2nd progress: I tried calculating the integral above where the exponential in the integrand is $e^{-in\theta}$ (so, 2 is deleted). And I obtained $\ \hat{f}(n)=\frac{-e^{-in\pi}}{n^2}-\frac{1}{n^2}-\frac{2e^{-in\pi}}{n^3i\pi} + \frac{2}{n^3i\pi}$ = $\frac{(-1)^{n+1}}{n^2}-\frac{1}{n^2}-\frac{2(-1)^{n}}{n^3i\pi}+\frac{2}{n^3i\pi}.$ Still can't get the RHS(!?)
3rd progress: Finally, I was able to obtain the RHS!! But I am not quite satisfied with my solution, because I have to "borrow" a result which states that if $f$ is a $2\pi$-periodic odd function, then $\ f(\theta) = 2i\ \hat{f}(n)sin(nx)$ for every ODD $n$, and using the final result in 2nd progress, I finally got the RHS! I really want to see a solution using a purely algebraic manipulation, starting from my result for $\ \hat{f}(n)$ in 2nd progress, without using any sorts of extra result like I did.
(We replace $\theta$ throughout by $x$.) Let's look at the full Fourier series of $f(x) = x(\pi-x)$ on $[-\pi,\pi]$ first, where $f$ is defined outside of this interval by periodicity, i.e., $f$ is of period $2\pi$ outside $[-\pi,\pi]$. In this case $\displaystyle a_0 = \frac{1}{\pi}\,\int_{-\pi}^{\pi}\,x(\pi-x)\, dx = -\frac{2\pi^2}{3},$ where the first term (constant term) of the FS is given by $\displaystyle \frac{a_0}{2} = -\frac{\pi^2}{3}$.

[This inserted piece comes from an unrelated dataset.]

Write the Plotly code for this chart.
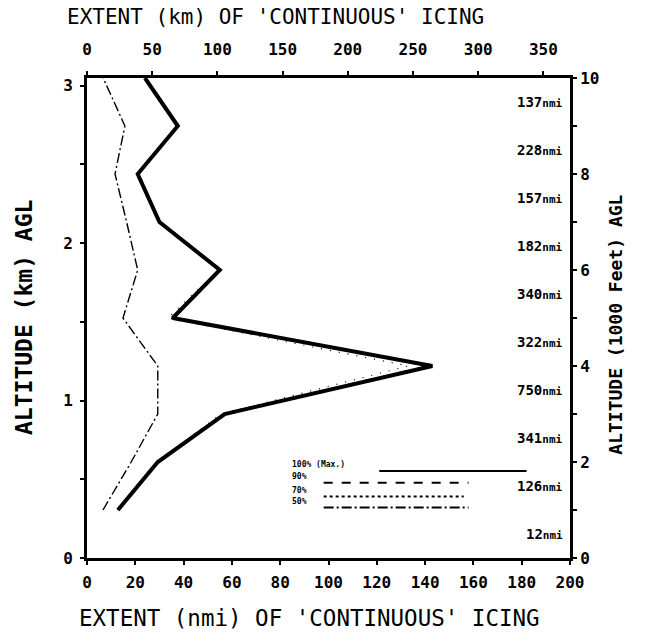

Next the cosine terms are given by $\displaystyle a_n = \frac{1}{\pi}\,\int_{-\pi}^{\pi}\,x(\pi-x)\,\cos (nx)\, dx = \frac{4\,(-1)^{1+n}}{n^2} .$ Similarly, the Fourier sine coefficients are given by $\displaystyle b_n = \frac{1}{\pi}\,\int_{-\pi}^{\pi}\,x(\pi-x)\,\sin (nx)\, dx = \frac{2\pi (-1)^{n+1}}{n}.$ Hence the full FS of $f$ defined above is $$f(x) \sim -\frac{\pi^2}{3} + \sum_{n=1}^\infty \left (\frac{4\,(-1)^{1+n}}{n^2}\,\cos(nx) + \frac{2\pi (-1)^{n+1}}{n}\,\sin (nx)\right),$$ for $x \in (-\pi,\pi)$ with ordinary convergence at all points of continuity. Thus, for example, setting $x=\pi/2$ we get the neat result $\displaystyle \sum_{n=1}^\infty \frac{(-1)^{n+1}}{n^2} = \frac{\pi^2}{12}.$ So, this must be the correct representation.
Now for half-range expansions. In this case we are given $f(x)$ on only {\it half the range}, i.e., $[0,\pi]$ here (instead of $[-\pi,\pi]$). But we are also told that it is $2\pi$-periodic. So the natural way to extend this function $f$ defined on $[0,\pi]$ to a periodic function of period $2\pi$ is to extend it to the left of $x=0$ by making either an even function (so you get only a cosine series) or an odd function (so you get only a sine series). To make $f$ into an even (resp. odd) function on $[-\pi,\pi]$ you redefine it by setting $f(x) = f(-x)$ (resp. $f(x) = - f(-x)$) for any $x \in [-\pi,0]$. In this case the Fourier coefficients are given by either $\displaystyle b_n = \frac{2}{\pi}\int_0^\pi x(\pi-x) \sin(nx)\, dx $ which is the original required expression for a pure sine series, and $\displaystyle a_n = \frac{2}{\pi}\int_0^\pi x(\pi-x) \cos(nx)\, dx = -\frac{2}{n^2}(1+(-1)^n)$ with $\displaystyle a_0 = \frac{2}{\pi}\int_0^\pi x(\pi-x) \, dx = \frac{\pi^2}{6}$ for a pure cosine representation each series converging on $[0,\pi]$.